A symmetric distribution looks the same on both sides of its center. The normal distribution is the classic example, with the mean, median, and mode all coinciding at the center. When data is symmetric, the mean is the best measure of central tendency because it equals the median and fully captures the center.
Skewness measures the degree of asymmetry. A right-skewed (positively skewed) distribution has a long tail extending to the right, with the mean pulled above the median. Income distributions are typically right-skewed because most people earn moderate amounts while a small number earn enormously more. A left-skewed (negatively skewed) distribution has a long tail to the left, with the mean pulled below the median. Age at retirement in stable industries can be left-skewed because most people retire around 65 while some retire much earlier due to disability or early retirement programs.
Kurtosis describes how heavy or light the tails are compared to a normal distribution. High kurtosis (leptokurtic) means more observations in the tails and a sharper peak, indicating that extreme values occur more often than a normal distribution would predict. Low kurtosis (platykurtic) means lighter tails and a flatter peak. Financial return data often exhibits high kurtosis, meaning market crashes and booms occur more frequently than normal distribution models would suggest.
Data Visualization
Visualizations transform abstract numbers into patterns that the human visual system processes quickly. Different plot types serve different purposes.
Histograms divide the range of data into equal-width bins and display the frequency (count) or density of observations in each bin as bars. The shape of the histogram immediately reveals whether data is symmetric, skewed, bimodal, or uniform. Choosing the right number of bins matters: too few bins hide important structure, while too many bins create noisy, uninterpretable displays. Rules of thumb like Sturges' rule (k = 1 + 3.322 log N) or the Freedman-Diaconis rule provide starting points.
Box plots (box-and-whisker plots) display five summary statistics: minimum, Q1, median, Q3, and maximum. The box spans from Q1 to Q3 (the IQR), with a line at the median. Whiskers extend to the most extreme values within 1.5 IQR of the box, and individual points beyond the whiskers are plotted as outliers. Box plots excel at comparing distributions across groups side by side, making differences in center, spread, and outlier patterns immediately visible.
Scatter plots display the relationship between two continuous variables by plotting each observation as a point in two-dimensional space. Patterns in the scatter reveal whether the relationship is linear or curved, positive or negative, strong or weak. Adding a trend line (regression line) quantifies the relationship. Scatter plots also expose outliers and clusters that might indicate subgroups within the data.
Practical Considerations
Descriptive statistics form the first step in any data analysis project.
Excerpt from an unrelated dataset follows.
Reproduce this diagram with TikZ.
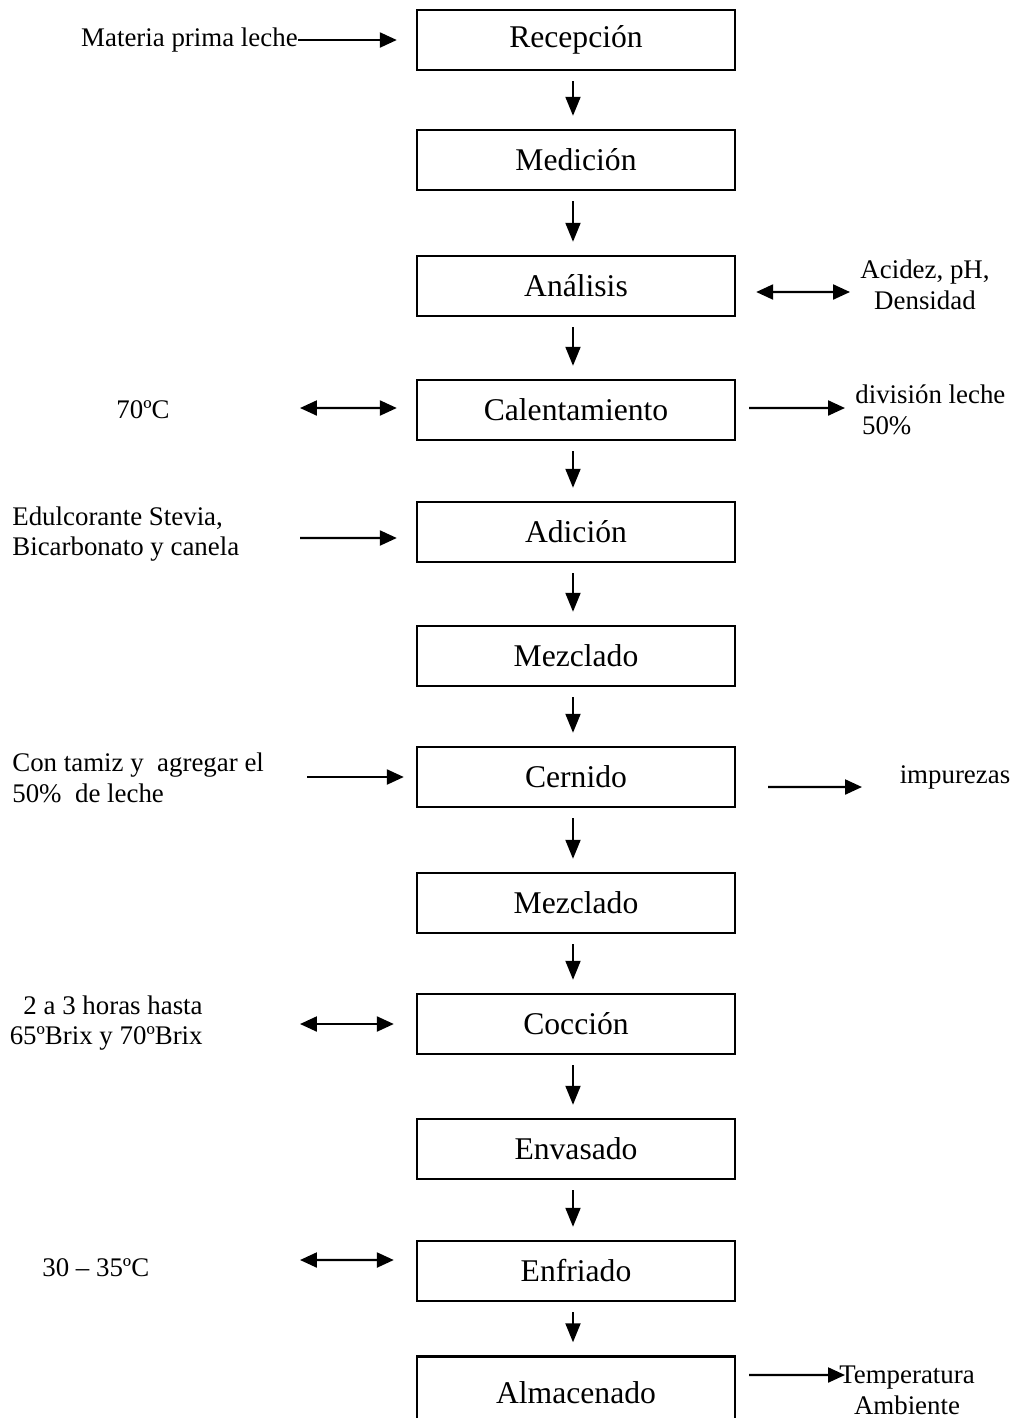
\documentclass[tikz,border=0pt]{standalone}
\usepackage{fontspec}
\setmainfont{Liberation Serif}
\usetikzlibrary{arrows.meta}

\begin{document}
\begin{tikzpicture}[x=0.02cm,y=-0.02cm,
  paso/.style={draw,line width=1.4pt,minimum width=6.36cm,minimum height=1.2cm,inner sep=0pt,font=\fontsize{18}{21}\selectfont},
  nota/.style={font=\fontsize{15.3}{17.5}\selectfont,inner sep=0pt},
  flecha/.style={line width=1.3pt,-{Triangle[length=0.34cm,width=0.3cm]}},
  doble/.style={line width=1.3pt,{Triangle[length=0.34cm,width=0.3cm]}-{Triangle[length=0.34cm,width=0.3cm]}},
  baja/.style={line width=1.1pt,-{Triangle[length=0.38cm,width=0.3cm]},shorten <=0.2cm,shorten >=0.26cm}]
\useasboundingbox (0,0) rectangle (1009,1418);
\clip (0,0) rectangle (1009,1418);
\node[paso] (rec) at (576,40) {Recepción};
\node[paso] (med) at (576,160) {Medición};
\node[paso] (ana) at (576,286) {Análisis};
\node[paso] (cal) at (576,410) {Calentamiento};
\node[paso] (adi) at (576,532) {Adición};
\node[paso] (mez1) at (576,656) {Mezclado};
\node[paso] (cer) at (576,777) {Cernido};
\node[paso] (mez2) at (576,903) {Mezclado};
\node[paso] (coc) at (576,1024) {Cocción};
\node[paso] (env) at (576,1149) {Envasado};
\node[paso] (enf) at (576,1271) {Enfriado};
\node[paso,minimum height=1.46cm] (alm) at (576,1393) {Almacenado};
\foreach \a/\b in {rec/med,med/ana,ana/cal,cal/adi,adi/mez1,mez1/cer,cer/mez2,mez2/coc,coc/env,env/enf,enf/alm}
  \draw[baja] ([xshift=-0.06cm]\a.south) -- ([xshift=-0.06cm]\b.north);
\node[nota,anchor=east] (mp) at (298,40) {Materia prima leche};
\draw[flecha,shorten >=0.38cm] (mp.east) -- (rec.west);
\node[nota,align=center] (acd) at (925,285) {Acidez, pH,\\Densidad};
\coordinate (acdf) at (850,292);
\draw[doble,shorten <=0.4cm] ([yshift=-0.12cm]ana.east) -- (acdf);
\node[nota] (t70) at (143,410) {70ºC};
\coordinate (t70f) at (300,408);
\draw[doble,shorten >=0.38cm] (t70f) -- ([yshift=0.04cm]cal.west);
\node[nota,anchor=west,align=left] (div) at (855,410) {división leche\\\hspace{0.25em}50\%};
\coordinate (divf) at (845,408);
\draw[flecha,shorten <=0.26cm] ([yshift=0.04cm]cal.east) -- (divf);
\node[nota,anchor=west,align=left] (edu) at (12,534) {Edulcorante Stevia,\\Bicarbonato y canela};
\coordinate (eduf) at (300,538);
\draw[flecha,shorten >=0.38cm] (eduf) -- ([yshift=-0.12cm]adi.west);
\node[nota,anchor=west,align=left] (tam) at (12,778) {Con tamiz y\ \ agregar el\\50\%\ \ de leche};
\coordinate (tamf) at (307,777);
\draw[flecha,shorten >=0.24cm] (tamf) -- (cer.west);
\node[nota] (imp) at (955,777) {impurezas};
\coordinate (impf) at (862,787);
\draw[flecha,shorten <=0.64cm] ([yshift=-0.2cm]cer.east) -- (impf);
\node[nota,anchor=east,align=right] (hrs) at (203,1023) {2 a 3 horas hasta\\65ºBrix y 70ºBrix};
\coordinate (hrsf) at (300,1024);
\draw[doble,shorten >=0.44cm] (hrsf) -- (coc.west);
\node[nota,anchor=west] (t30) at (42,1268) {30 -- 35ºC};
\coordinate (t30f) at (300,1260);
\draw[doble,shorten >=0.44cm] (t30f) -- ([yshift=0.22cm]enf.west);
\node[nota,align=center] (amb) at (907,1390) {Temperatura\\Ambiente};
\coordinate (ambf) at (845,1375);
\draw[flecha,shorten <=0.26cm] ([yshift=0.36cm]alm.east) -- (ambf);
\end{tikzpicture}
\end{document}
Before running complex models or significance tests, you should always examine your data descriptively. This serves multiple purposes: it reveals data entry errors (a human height recorded as 1800 cm rather than 180 cm), identifies unexpected patterns (bimodal distributions suggesting two distinct populations mixed together), and verifies that assumptions required by later analyses are at least approximately met.
When reporting descriptive statistics, include both a measure of center and a measure of spread. Reporting a mean without a standard deviation leaves the reader unable to judge whether individual observations are tightly clustered or wildly scattered. For skewed data, report the median and IQR rather than the mean and standard deviation, since the latter pair can be misleading when the distribution is asymmetric. Always complement numerical summaries with appropriate visualizations that allow readers to see the full distribution rather than relying solely on a few summary numbers.
Descriptive statistics compress raw data into interpretable summaries. Choose the mean and standard deviation for symmetric data, the median and IQR for skewed data, and always accompany numbers with visualizations that reveal the full shape of your distribution.